* **Problem statement**: An exact copy of all the data is required, with pictures left out.

-- Source excerpt start --

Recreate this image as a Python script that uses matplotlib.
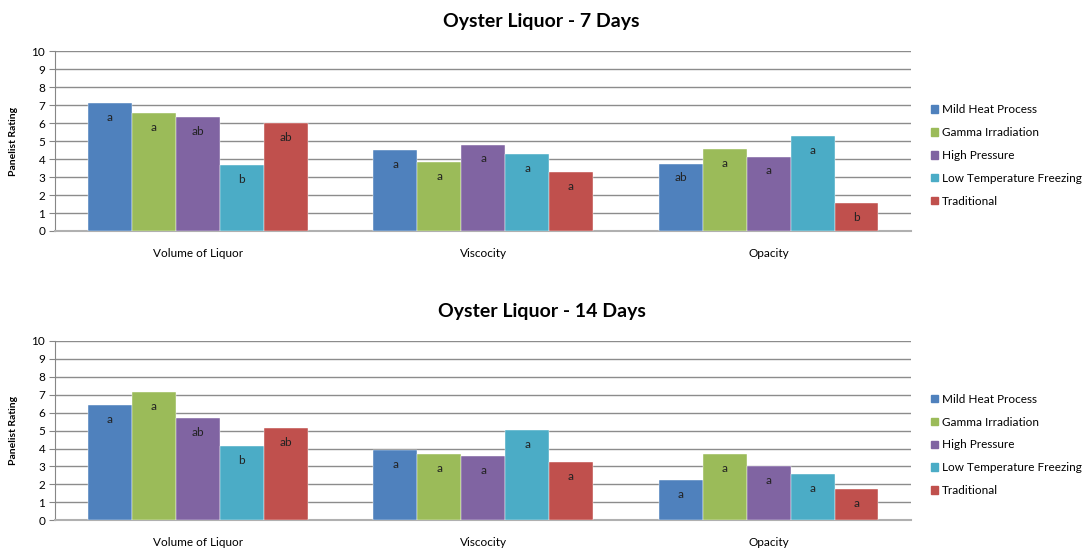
import numpy as np
import matplotlib
matplotlib.use('Agg')
from matplotlib import pyplot as plt
from matplotlib.patches import Patch

plt.rcParams['font.family'] = ['Lato', 'DejaVu Sans']

categories = ['Volume of Liquor', 'Viscocity', 'Opacity']
treatments = ['Mild Heat Process', 'Gamma Irradiation', 'High Pressure',
              'Low Temperature Freezing', 'Traditional']
colors = ['#4F81BD', '#9BBB59', '#8064A2', '#4BACC6', '#C0504D']

# ratings per treatment, order: volume, viscocity, opacity
days7 = [[7.12, 4.50, 3.75],
         [6.56, 3.85, 4.55],
         [6.32, 4.81, 4.14],
         [3.68, 4.28, 5.26],
         [5.98, 3.27, 1.54]]
letters7 = [['a', 'a', 'ab'],
            ['a', 'a', 'a'],
            ['ab', 'a', 'a'],
            ['b', 'a', 'a'],
            ['ab', 'a', 'b']]

days14 = [[6.42, 3.93, 2.23],
          [7.14, 3.69, 3.71],
          [5.71, 3.56, 3.01],
          [4.14, 5.01, 2.58],
          [5.12, 3.23, 1.73]]
letters14 = [['a', 'a', 'a'],
             ['a', 'a', 'a'],
             ['ab', 'a', 'a'],
             ['b', 'a', 'a'],
             ['ab', 'a', 'a']]

titles = ['Oyster Liquor - 7 Days', 'Oyster Liquor - 14 Days']

fig = plt.figure(figsize=(10.84, 5.48), dpi=100)

def draw(ax, data, letters, title, title_y):
    x = np.arange(len(categories))
    w = 0.154
    for i in range(len(treatments)):
        pos = x + (i - 2) * w
        ax.bar(pos, data[i], w, color=colors[i], label=treatments[i],
               edgecolor='white', linewidth=0.3, zorder=3)
        for j in range(len(categories)):
            ax.text(pos[j], data[i][j] - 0.8, letters[i][j], ha='center',
                    va='center', fontsize=8.5, color='#222222', zorder=4)
    ax.set_xlim(-0.5, 2.5)
    ax.set_ylim(0, 10)
    ax.set_yticks(range(0, 11))
    ax.set_xticks(x)
    ax.set_xticklabels(categories)
    ax.tick_params(axis='x', length=0, pad=12, labelsize=8.5)
    ax.tick_params(axis='y', length=4, color='#868686', labelsize=8.5, pad=3)
    ax.yaxis.grid(True, color='#8c8c8c', linewidth=1.0, zorder=0)
    for s in ['top', 'right']:
        ax.spines[s].set_visible(False)
    ax.spines['left'].set_color('#868686')
    ax.spines['bottom'].set_color('#b0b0b0')
    ax.spines['bottom'].set_linewidth(1.5)
    ax.set_ylabel('Panelist Rating', fontsize=7.5, fontweight='bold', labelpad=10)
    fig.text(0.4995, title_y, title, ha='center', va='center',
             fontsize=14, fontweight='bold')
    handles = [Patch(color=c) for c in colors]
    ax.legend(handles, treatments, loc='center left', bbox_to_anchor=(1.01, 0.42),
              frameon=False, fontsize=8.5, handlelength=0.6, handleheight=0.6,
              handletextpad=0.4, labelspacing=1.0)

ax1 = fig.add_axes([0.0507, 0.5785, 0.790, 0.328])
draw(ax1, days7, letters7, titles[0], 1 - 22 / 548)
ax2 = fig.add_axes([0.0507, 0.0505, 0.790, 0.3275])
draw(ax2, days14, letters14, titles[1], 1 - 312 / 548)

fig.savefig('out.png', dpi=100)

-- Source excerpt end --

* **Exercise response**:
Recreate this image as a Python script that uses matplotlib.
import numpy as np
import matplotlib
matplotlib.use('Agg')
from matplotlib import pyplot as plt
from matplotlib.patches import Patch

plt.rcParams['font.family'] = ['Lato', 'DejaVu Sans']

categories = ['Volume of Liquor', 'Viscocity', 'Opacity']
treatments = ['Mild Heat Process', 'Gamma Irradiation', 'High Pressure',
              'Low Temperature Freezing', 'Traditional']
colors = ['#4F81BD', '#9BBB59', '#8064A2', '#4BACC6', '#C0504D']

# ratings per treatment, order: volume, viscocity, opacity
days7 = [[7.12, 4.50, 3.75],
         [6.56, 3.85, 4.55],
         [6.32, 4.81, 4.14],
         [3.68, 4.28, 5.26],
         [5.98, 3.27, 1.54]]
letters7 = [['a', 'a', 'ab'],
            ['a', 'a', 'a'],
            ['ab', 'a', 'a'],
            ['b', 'a', 'a'],
            ['ab', 'a', 'b']]

days14 = [[6.42, 3.93, 2.23],
          [7.14, 3.69, 3.71],
          [5.71, 3.56, 3.01],
          [4.14, 5.01, 2.58],
          [5.12, 3.23, 1.73]]
letters14 = [['a', 'a', 'a'],
             ['a', 'a', 'a'],
             ['ab', 'a', 'a'],
             ['b', 'a', 'a'],
             ['ab', 'a', 'a']]

titles = ['Oyster Liquor - 7 Days', 'Oyster Liquor - 14 Days']

fig = plt.figure(figsize=(10.84, 5.48), dpi=100)

def draw(ax, data, letters, title, title_y):
    x = np.arange(len(categories))
    w = 0.154
    for i in range(len(treatments)):
        pos = x + (i - 2) * w
        ax.bar(pos, data[i], w, color=colors[i], label=treatments[i],
               edgecolor='white', linewidth=0.3, zorder=3)
        for j in range(len(categories)):
            ax.text(pos[j], data[i][j] - 0.8, letters[i][j], ha='center',
                    va='center', fontsize=8.5, color='#222222', zorder=4)
    ax.set_xlim(-0.5, 2.5)
    ax.set_ylim(0, 10)
    ax.set_yticks(range(0, 11))
    ax.set_xticks(x)
    ax.set_xticklabels(categories)
    ax.tick_params(axis='x', length=0, pad=12, labelsize=8.5)
    ax.tick_params(axis='y', length=4, color='#868686', labelsize=8.5, pad=3)
    ax.yaxis.grid(True, color='#8c8c8c', linewidth=1.0, zorder=0)
    for s in ['top', 'right']:
        ax.spines[s].set_visible(False)
    ax.spines['left'].set_color('#868686')
    ax.spines['bottom'].set_color('#b0b0b0')
    ax.spines['bottom'].set_linewidth(1.5)
    ax.set_ylabel('Panelist Rating', fontsize=7.5, fontweight='bold', labelpad=10)
    fig.text(0.4995, title_y, title, ha='center', va='center',
             fontsize=14, fontweight='bold')
    handles = [Patch(color=c) for c in colors]
    ax.legend(handles, treatments, loc='center left', bbox_to_anchor=(1.01, 0.42),
              frameon=False, fontsize=8.5, handlelength=0.6, handleheight=0.6,
              handletextpad=0.4, labelspacing=1.0)

ax1 = fig.add_axes([0.0507, 0.5785, 0.790, 0.328])
draw(ax1, days7, letters7, titles[0], 1 - 22 / 548)
ax2 = fig.add_axes([0.0507, 0.0505, 0.790, 0.3275])
draw(ax2, days14, letters14, titles[1], 1 - 312 / 548)

fig.savefig('out.png', dpi=100)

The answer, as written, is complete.